Mais avec une dette estimée à plus de 250 millions de dollars, et des actifs estimés à environ 200 millions, les créanciers de THQ auraient eu besoin de quelque chose de beaucoup plus concret pour accepter d’attendre que l’entreprise sorte la tête de l’eau. Le Humble THQ Bundle n’avait d’autre but que de prouver aux créanciers que les licences THQ avaient de l’avenir auprès du public, bien que la manœuvre semble désespérée. Et, vous le savez, la fronde des créanciers a fait capoter le plan initial, entérinant la mort de THQ et transformant la procédure de Chapter 11 en vente à la découpe[3]. Si THQ avait été moins endetté au moment de sa faillite organisée, le ticket Rubin/Clearlake aurait pu fonctionner. Alors oui, assumons l’uchronie, si Rubin était arrivé quelques années plus tôt, THQ serait sans doute encore vivant.
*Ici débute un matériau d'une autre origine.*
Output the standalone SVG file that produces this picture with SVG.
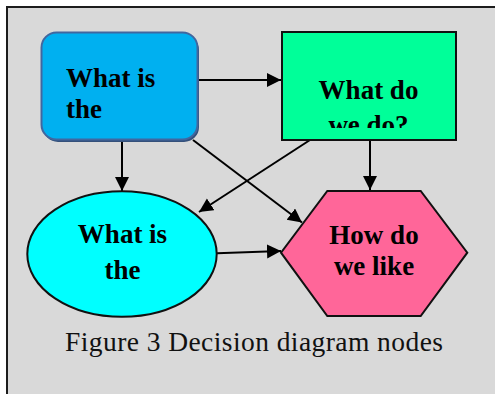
<svg xmlns="http://www.w3.org/2000/svg" width="495" height="394" viewBox="0 0 495 394">
<style>
.lbl{font-family:"Liberation Serif","Times New Roman",serif;font-weight:bold;font-size:27px;fill:#000}
.cap{font-family:"Liberation Serif","Times New Roman",serif;font-size:27.5px;fill:#111}
.edge{stroke:#000;stroke-width:2;fill:none;marker-end:url(#ah)}
.nb{stroke:#111;stroke-width:2}
</style>
<defs>
<marker id="ah" markerUnits="userSpaceOnUse" markerWidth="15" markerHeight="15" refX="14" refY="7" orient="auto">
<path d="M0,0 L14,7 L0,14 z" fill="#000"/>
</marker>
<clipPath id="cg"><rect x="283" y="33" width="172" height="95"/></clipPath>
</defs>
<rect x="7" y="7" width="500" height="400" fill="#d9d9d9" stroke="#1c1c1c" stroke-width="2"/>
<g id="connectors">
<line class="edge" x1="198" y1="80" x2="281" y2="80"/>
<line class="edge" x1="122" y1="142" x2="122" y2="191"/>
<line class="edge" x1="193" y1="140" x2="302" y2="222.5"/>
<line class="edge" x1="310" y1="140" x2="199" y2="212"/>
<line class="edge" x1="370" y1="140" x2="370" y2="190"/>
<line class="edge" x1="217" y1="253.3" x2="281" y2="251"/>
</g>
<g id="node-blue">
<rect x="43" y="35" width="156" height="107" rx="15" fill="#34507a"/>
<rect x="41.5" y="32.5" width="156" height="107" rx="15" fill="#00b0f0" stroke="#41679f" stroke-width="2"/>
<text class="lbl" x="66" y="87">What is</text>
<text class="lbl" x="66" y="118">the</text>
</g>
<g id="node-green">
<rect x="282" y="32" width="174" height="108" fill="#00ff99" class="nb"/>
<g clip-path="url(#cg)">
<text class="lbl" x="368.5" y="99" text-anchor="middle">What do</text>
<text class="lbl" x="368.5" y="134" text-anchor="middle">we do?</text>
</g>
</g>
<g id="node-ellipse">
<ellipse cx="122" cy="254" rx="94.7" ry="62.8" fill="#00ffff" class="nb"/>
<text class="lbl" x="122.5" y="242.7" text-anchor="middle">What is</text>
<text class="lbl" x="122.5" y="278.5" text-anchor="middle">the</text>
</g>
<g id="node-hexagon">
<polygon points="327.3,191 420.7,191 467.3,252.7 420.7,316 327.3,316 281,252.7" fill="#ff6699" class="nb"/>
<text class="lbl" x="374" y="244" text-anchor="middle">How do</text>
<text class="lbl" x="374" y="275" text-anchor="middle">we like</text>
</g>
<text class="cap" x="65" y="350.5" textLength="378" lengthAdjust="spacing">Figure 3 Decision diagram nodes</text>
</svg>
"Pour avancer, il faut savoir quand et comment agir, d’un point de vue stratégique". L’industrie du jeu vidéo a beaucoup à apprendre de l’histoire de THQ : prompt à s’engager dans un virage technologique qui semblait être un eldorado, l’éditeur américain s’est brûlé les ailes, reniant ce qui faisait sa force, s’entêtant dans une voie qu’il maîtrisait mal. Finissant par manquer de recul sur lui-même, alors que c’est sa lucidité sur sa stratégie qui lui avait permis, au sortir des années 1990, d’être parmi les meilleurs. Brian Farrell n’aura finalement commis qu’une seule erreur, mais de taille : avoir cru aux promesses du marché pour faire évoluer son entreprise, sans prendre le recul nécessaire ni prévoir de solution de rechange. Si certains anciens géants du secteur ont plongé parce qu’ils n’avaient pas su analyser l’évolution de l’industrie, THQ avait conscience qu’il fallait agir, mais l’a fait au mauvais moment et de la mauvaise façon.




[1]Pour être honnête, Rubin bénéficiait également d'une réputation favorable rapportée par ses anciens collaborateurs. Réputation dont il bénéficie toujours malgré la mort de THQ.
[2] Mais si vous avez vécu dans une grotte depuis cet été, ça se passe par là.
[3]Le Delaware est certes un paradis fiscal, mais la Justice n'y est pas laxiste pour autant. Il suffit de suivre le blog DDI pour s'en convaincre.